▸ SUPPLIED DATA
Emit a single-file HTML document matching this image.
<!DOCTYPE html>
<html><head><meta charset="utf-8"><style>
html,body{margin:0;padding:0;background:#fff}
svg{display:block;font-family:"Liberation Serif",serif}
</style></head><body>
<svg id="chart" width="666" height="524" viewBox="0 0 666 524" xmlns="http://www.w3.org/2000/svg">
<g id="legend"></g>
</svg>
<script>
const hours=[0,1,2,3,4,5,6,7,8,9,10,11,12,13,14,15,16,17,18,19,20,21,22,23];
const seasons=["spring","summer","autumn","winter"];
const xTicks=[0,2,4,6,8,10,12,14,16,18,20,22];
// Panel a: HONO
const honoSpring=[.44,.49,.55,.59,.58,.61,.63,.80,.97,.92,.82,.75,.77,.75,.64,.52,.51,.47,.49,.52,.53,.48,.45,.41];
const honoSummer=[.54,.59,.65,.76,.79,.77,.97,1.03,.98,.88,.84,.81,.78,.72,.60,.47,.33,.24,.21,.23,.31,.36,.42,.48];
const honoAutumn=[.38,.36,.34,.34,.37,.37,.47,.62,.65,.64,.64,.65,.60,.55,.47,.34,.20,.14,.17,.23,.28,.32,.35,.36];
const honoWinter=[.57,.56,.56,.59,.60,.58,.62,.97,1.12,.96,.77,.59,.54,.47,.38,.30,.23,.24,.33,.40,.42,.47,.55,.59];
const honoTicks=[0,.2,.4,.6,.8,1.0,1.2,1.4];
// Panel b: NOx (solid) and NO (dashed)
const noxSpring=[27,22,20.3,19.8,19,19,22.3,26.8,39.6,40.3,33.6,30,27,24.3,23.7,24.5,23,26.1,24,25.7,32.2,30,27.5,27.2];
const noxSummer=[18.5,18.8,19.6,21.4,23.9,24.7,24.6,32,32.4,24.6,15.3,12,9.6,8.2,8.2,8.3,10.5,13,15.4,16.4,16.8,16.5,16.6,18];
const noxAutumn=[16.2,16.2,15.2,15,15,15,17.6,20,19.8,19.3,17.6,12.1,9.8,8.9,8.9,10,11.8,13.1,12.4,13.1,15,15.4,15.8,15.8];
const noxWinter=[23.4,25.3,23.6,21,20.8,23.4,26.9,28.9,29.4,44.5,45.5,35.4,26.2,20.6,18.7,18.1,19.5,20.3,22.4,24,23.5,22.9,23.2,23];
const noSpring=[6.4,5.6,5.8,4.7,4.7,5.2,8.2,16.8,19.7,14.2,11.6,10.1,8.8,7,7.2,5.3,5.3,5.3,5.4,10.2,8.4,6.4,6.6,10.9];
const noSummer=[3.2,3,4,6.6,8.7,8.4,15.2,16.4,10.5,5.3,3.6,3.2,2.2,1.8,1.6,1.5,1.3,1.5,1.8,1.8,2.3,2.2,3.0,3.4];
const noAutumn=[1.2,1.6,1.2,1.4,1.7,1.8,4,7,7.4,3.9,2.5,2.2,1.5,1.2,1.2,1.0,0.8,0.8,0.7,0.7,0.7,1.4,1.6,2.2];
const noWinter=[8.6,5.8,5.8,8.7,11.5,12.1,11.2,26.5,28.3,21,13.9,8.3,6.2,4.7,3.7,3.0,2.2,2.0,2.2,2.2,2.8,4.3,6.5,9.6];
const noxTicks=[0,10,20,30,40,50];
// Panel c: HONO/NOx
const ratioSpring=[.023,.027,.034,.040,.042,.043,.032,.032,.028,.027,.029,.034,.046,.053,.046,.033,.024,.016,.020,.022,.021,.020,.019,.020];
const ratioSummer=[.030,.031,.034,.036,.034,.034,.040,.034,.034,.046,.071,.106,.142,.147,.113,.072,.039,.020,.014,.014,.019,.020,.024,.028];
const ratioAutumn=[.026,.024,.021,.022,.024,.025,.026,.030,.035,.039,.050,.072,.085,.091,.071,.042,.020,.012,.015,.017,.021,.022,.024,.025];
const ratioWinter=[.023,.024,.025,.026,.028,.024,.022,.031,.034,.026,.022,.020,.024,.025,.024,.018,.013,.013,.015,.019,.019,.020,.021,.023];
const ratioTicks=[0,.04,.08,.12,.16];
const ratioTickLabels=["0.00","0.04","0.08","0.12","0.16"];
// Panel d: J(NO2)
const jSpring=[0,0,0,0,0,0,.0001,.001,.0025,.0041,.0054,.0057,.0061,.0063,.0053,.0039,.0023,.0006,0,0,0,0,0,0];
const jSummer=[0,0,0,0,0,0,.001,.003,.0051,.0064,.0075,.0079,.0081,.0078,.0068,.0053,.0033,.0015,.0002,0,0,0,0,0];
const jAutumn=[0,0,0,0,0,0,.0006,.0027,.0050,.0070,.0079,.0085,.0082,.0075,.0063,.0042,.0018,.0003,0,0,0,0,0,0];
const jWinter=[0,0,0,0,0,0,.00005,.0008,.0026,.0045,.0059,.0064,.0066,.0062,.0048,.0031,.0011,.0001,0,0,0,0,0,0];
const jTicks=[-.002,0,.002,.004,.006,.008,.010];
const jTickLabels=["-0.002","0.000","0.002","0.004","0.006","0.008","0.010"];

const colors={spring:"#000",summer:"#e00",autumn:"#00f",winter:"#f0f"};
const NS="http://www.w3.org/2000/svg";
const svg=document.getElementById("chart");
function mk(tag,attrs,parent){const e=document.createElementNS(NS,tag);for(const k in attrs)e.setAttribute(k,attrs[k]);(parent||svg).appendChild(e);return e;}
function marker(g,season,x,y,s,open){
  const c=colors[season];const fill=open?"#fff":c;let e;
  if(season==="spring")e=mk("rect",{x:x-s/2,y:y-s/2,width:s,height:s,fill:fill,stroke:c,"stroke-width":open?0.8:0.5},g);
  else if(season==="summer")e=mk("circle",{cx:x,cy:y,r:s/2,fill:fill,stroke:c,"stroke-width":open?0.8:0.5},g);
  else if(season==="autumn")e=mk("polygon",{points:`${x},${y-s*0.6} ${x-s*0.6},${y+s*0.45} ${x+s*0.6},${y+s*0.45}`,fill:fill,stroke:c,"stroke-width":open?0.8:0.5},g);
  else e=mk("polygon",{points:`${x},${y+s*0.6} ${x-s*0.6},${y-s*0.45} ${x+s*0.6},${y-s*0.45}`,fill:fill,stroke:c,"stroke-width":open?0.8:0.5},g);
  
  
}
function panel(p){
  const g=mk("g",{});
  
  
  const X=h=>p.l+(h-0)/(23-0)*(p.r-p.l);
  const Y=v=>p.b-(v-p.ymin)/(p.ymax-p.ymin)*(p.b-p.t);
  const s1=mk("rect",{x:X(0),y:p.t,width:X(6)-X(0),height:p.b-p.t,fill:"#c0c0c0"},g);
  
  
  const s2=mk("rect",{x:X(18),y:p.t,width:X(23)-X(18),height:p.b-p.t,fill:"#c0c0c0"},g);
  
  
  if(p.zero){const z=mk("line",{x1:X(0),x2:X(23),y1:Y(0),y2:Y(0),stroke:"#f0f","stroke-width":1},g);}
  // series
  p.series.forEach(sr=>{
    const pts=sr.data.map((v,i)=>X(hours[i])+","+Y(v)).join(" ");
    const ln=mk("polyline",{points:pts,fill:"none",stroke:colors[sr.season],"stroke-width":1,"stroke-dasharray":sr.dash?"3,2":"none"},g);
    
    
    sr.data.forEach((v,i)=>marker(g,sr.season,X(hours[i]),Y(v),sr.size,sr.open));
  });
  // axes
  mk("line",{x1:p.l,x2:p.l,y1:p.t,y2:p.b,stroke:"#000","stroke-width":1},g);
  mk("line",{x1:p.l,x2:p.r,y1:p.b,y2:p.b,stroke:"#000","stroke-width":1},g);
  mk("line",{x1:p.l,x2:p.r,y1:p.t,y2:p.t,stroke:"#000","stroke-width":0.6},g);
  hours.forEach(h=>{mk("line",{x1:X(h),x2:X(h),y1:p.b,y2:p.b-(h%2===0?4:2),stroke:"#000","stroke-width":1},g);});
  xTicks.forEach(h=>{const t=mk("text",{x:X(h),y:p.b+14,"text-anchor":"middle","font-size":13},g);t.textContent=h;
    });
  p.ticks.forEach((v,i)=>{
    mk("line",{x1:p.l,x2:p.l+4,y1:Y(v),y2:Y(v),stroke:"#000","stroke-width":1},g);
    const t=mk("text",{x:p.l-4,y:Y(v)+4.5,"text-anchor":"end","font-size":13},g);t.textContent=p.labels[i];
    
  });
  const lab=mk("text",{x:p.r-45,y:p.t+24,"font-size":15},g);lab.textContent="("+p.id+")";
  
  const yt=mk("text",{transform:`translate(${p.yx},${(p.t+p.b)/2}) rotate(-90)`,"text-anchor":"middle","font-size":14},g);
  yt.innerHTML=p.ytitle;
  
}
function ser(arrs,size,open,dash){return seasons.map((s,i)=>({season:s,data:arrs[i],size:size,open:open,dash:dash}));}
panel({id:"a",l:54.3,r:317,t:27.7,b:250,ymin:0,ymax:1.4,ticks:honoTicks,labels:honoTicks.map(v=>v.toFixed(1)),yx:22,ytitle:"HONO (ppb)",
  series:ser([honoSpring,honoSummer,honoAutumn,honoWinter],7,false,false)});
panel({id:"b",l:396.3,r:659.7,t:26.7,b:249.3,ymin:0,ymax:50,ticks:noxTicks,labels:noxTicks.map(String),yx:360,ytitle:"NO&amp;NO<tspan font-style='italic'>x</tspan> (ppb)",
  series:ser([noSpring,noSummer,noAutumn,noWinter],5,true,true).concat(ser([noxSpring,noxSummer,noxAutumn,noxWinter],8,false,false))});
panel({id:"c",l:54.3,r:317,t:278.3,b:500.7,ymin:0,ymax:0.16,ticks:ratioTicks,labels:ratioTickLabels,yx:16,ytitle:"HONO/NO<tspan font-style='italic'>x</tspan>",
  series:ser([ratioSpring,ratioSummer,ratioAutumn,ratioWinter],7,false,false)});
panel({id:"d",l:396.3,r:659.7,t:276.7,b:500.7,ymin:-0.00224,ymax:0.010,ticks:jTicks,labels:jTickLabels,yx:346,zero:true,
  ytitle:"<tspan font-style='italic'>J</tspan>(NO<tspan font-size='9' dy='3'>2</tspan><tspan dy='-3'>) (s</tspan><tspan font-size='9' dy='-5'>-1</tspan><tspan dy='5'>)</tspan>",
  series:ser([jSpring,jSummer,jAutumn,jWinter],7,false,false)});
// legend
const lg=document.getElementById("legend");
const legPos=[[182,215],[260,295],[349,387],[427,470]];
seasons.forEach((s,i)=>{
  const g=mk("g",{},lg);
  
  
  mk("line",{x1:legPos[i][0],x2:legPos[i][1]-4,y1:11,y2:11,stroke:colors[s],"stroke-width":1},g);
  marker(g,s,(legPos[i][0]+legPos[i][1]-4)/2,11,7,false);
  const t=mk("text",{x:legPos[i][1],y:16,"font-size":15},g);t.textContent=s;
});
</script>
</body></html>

▸ WHAT IS REQUIRED
From the data above, copy each line where the string "document" appears.

▸ SOLUTION FOR THIS EXERCISE
Emit a single-file HTML document matching this image.
const svg=document.getElementById("chart");
function mk(tag,attrs,parent){const e=document.createElementNS(NS,tag);for(const k in attrs)e.setAttribute(k,attrs[k]);(parent||svg).appendChild(e);return e;}
const lg=document.getElementById("legend");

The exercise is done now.